Commercialising R&D and boosting research in industry will be among the priorities of the Spain’s new ‘austerity’ government.

The centre-right Popular Party, led Mariano Rajoy, beat the Spanish Socialist Workers’ Party (PSOE) in the 20 November election with a majority of 186 in the Congress of 350, and with 136 out of 208 in the Senate. The incoming government’s main task will be to implement austerity measures in an attempt to reduce Spain’s budget deficit.

Under Socialist science and innovation minister Cristina Garmendia, R&D spending trebled in the six years since 2004, but after cuts in 2009 and 2010 it has fallen back, in real terms, to 2007 levels. Despite the Popular Party’s harsh criticism of cuts while in opposition, the party has made no pledge to increase spending.

Instead, speaking earlier this month at an event organised by the Confederation of Spanish Scientific Societies, PP science spokesman and member of Congress Gabriel Elorriaga promised his party would generate more “social return” on research investment.

Science and innovation featured prominently in the party’s election manifesto 100 Proposals for Change. Commitments included updating tax incentives to favour start-ups and small businesses. The party also wants to support technology parks and increase cooperation between institutes by mapping national scientific and technological resources and implementing a single data network for R&D.

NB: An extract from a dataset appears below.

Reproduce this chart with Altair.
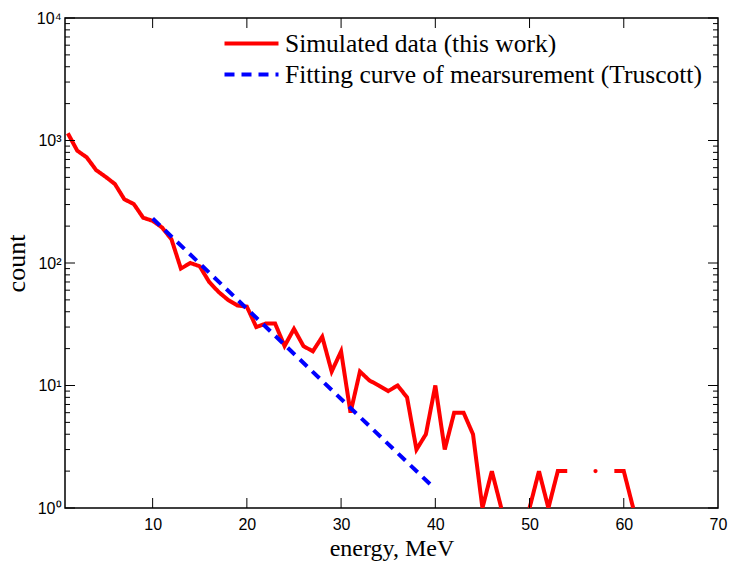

However the party’s commitments are vague and nothing new, says Juan de la Figuera, president of the Association for the Advancement of Science and Technology in Spain (AACTE). “The priority is to cut the deficit, so I expect there will be a strong push towards collaborating with companies, but the Socialists were starting to do that anyway,” he says.

The party’s main challenge will be to implement the Science Law, passed with all-party support in May. The government must create a Spanish Research Agency by May 2012 and reform research careers with four-year pre-doctoral contracts replacing existing scholarships. But government change means this may now be delayed, says de la Figuera.

“To be optimistic, we are facing a few months delay,” he says. “To be more pessimistic, we could see a full year of skipped programmes.”

The makeup of Rajoy’s government was undecided as Research Europe went to press, but even whether science and innovation will retain its own ministry remains a question, with responsibility for research switching repeatedly between education and industry in the last 10 years.